### Exercise description
Set down all of the data that follows word for word, without the images.
BEGIN Dataset content
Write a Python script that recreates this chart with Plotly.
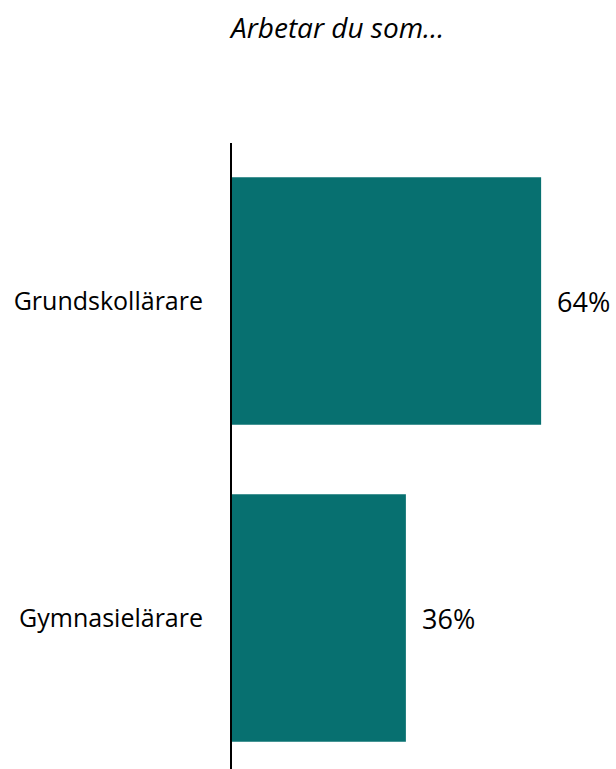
import plotly.graph_objects as go

categories = ["Grundskollärare", "Gymnasielärare"]
values = [64, 36]
labels = ["64%", "36%"]
title_text = "Arbetar du som…"

W, H = 616, 769
L, R, T, B = 232, 0, 143, 0
px_per_unit = 4.83
plot_w = W - L - R
plot_h = H - T - B
x_max = plot_w / px_per_unit
FONT = "Open Sans"

fig = go.Figure()
fig.add_trace(go.Bar(
    y=categories, x=values, orientation="h",
    marker=dict(color="#077070", line=dict(width=0)),
    width=0.78, hoverinfo="skip",
))

for c, v, t in zip(categories, values, labels):
    fig.add_annotation(x=v, y=c, text=t, showarrow=False, xanchor="left",
                       xshift=14, font=dict(family=FONT, size=27, color="#000000"))

fig.add_annotation(xref="paper", yref="paper",
                   x=(336 - L) / plot_w, y=1 + (T - 27) / plot_h,
                   text="<i>" + title_text + "</i>", showarrow=False,
                   xanchor="center", yanchor="middle",
                   font=dict(family=FONT, size=28, color="#000000"))

fig.update_layout(
    width=W, height=H,
    margin=dict(l=L, r=R, t=T, b=B, pad=0),
    paper_bgcolor="white", plot_bgcolor="white",
    showlegend=False,
    xaxis=dict(range=[0, x_max], showgrid=False, zeroline=False, showticklabels=False,
               showline=False, ticks=""),
    yaxis=dict(autorange=False, range=[1 + (769 - 618) / 317, -(301 - 143) / 317],
               showgrid=False, zeroline=False, showline=True, linecolor="#000000",
               linewidth=2, ticks="", ticklabelstandoff=22,
               tickfont=dict(family=FONT, size=25, color="#000000")),
)

fig.write_html("out.html",
               config={"displayModeBar": False},
               post_script="document.body.style.margin='0';document.body.style.overflow='hidden';")
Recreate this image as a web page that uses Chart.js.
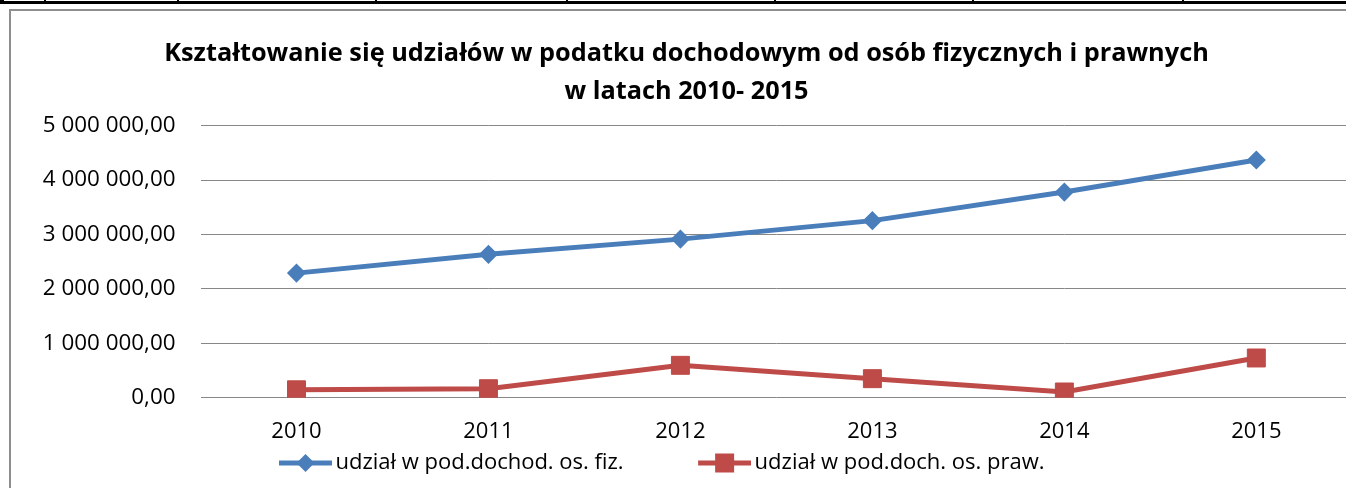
END Dataset content
### Result of this exercise
Write a Python script that recreates this chart with Plotly.
import plotly.graph_objects as go

categories = ["Grundskollärare", "Gymnasielärare"]
values = [64, 36]
labels = ["64%", "36%"]
title_text = "Arbetar du som…"

W, H = 616, 769
L, R, T, B = 232, 0, 143, 0
px_per_unit = 4.83
plot_w = W - L - R
plot_h = H - T - B
x_max = plot_w / px_per_unit
FONT = "Open Sans"

fig = go.Figure()
fig.add_trace(go.Bar(
    y=categories, x=values, orientation="h",
    marker=dict(color="#077070", line=dict(width=0)),
    width=0.78, hoverinfo="skip",
))

for c, v, t in zip(categories, values, labels):
    fig.add_annotation(x=v, y=c, text=t, showarrow=False, xanchor="left",
                       xshift=14, font=dict(family=FONT, size=27, color="#000000"))

fig.add_annotation(xref="paper", yref="paper",
                   x=(336 - L) / plot_w, y=1 + (T - 27) / plot_h,
                   text="<i>" + title_text + "</i>", showarrow=False,
                   xanchor="center", yanchor="middle",
                   font=dict(family=FONT, size=28, color="#000000"))

fig.update_layout(
    width=W, height=H,
    margin=dict(l=L, r=R, t=T, b=B, pad=0),
    paper_bgcolor="white", plot_bgcolor="white",
    showlegend=False,
    xaxis=dict(range=[0, x_max], showgrid=False, zeroline=False, showticklabels=False,
               showline=False, ticks=""),
    yaxis=dict(autorange=False, range=[1 + (769 - 618) / 317, -(301 - 143) / 317],
               showgrid=False, zeroline=False, showline=True, linecolor="#000000",
               linewidth=2, ticks="", ticklabelstandoff=22,
               tickfont=dict(family=FONT, size=25, color="#000000")),
)

fig.write_html("out.html",
               config={"displayModeBar": False},
               post_script="document.body.style.margin='0';document.body.style.overflow='hidden';")
Recreate this image as a web page that uses Chart.js.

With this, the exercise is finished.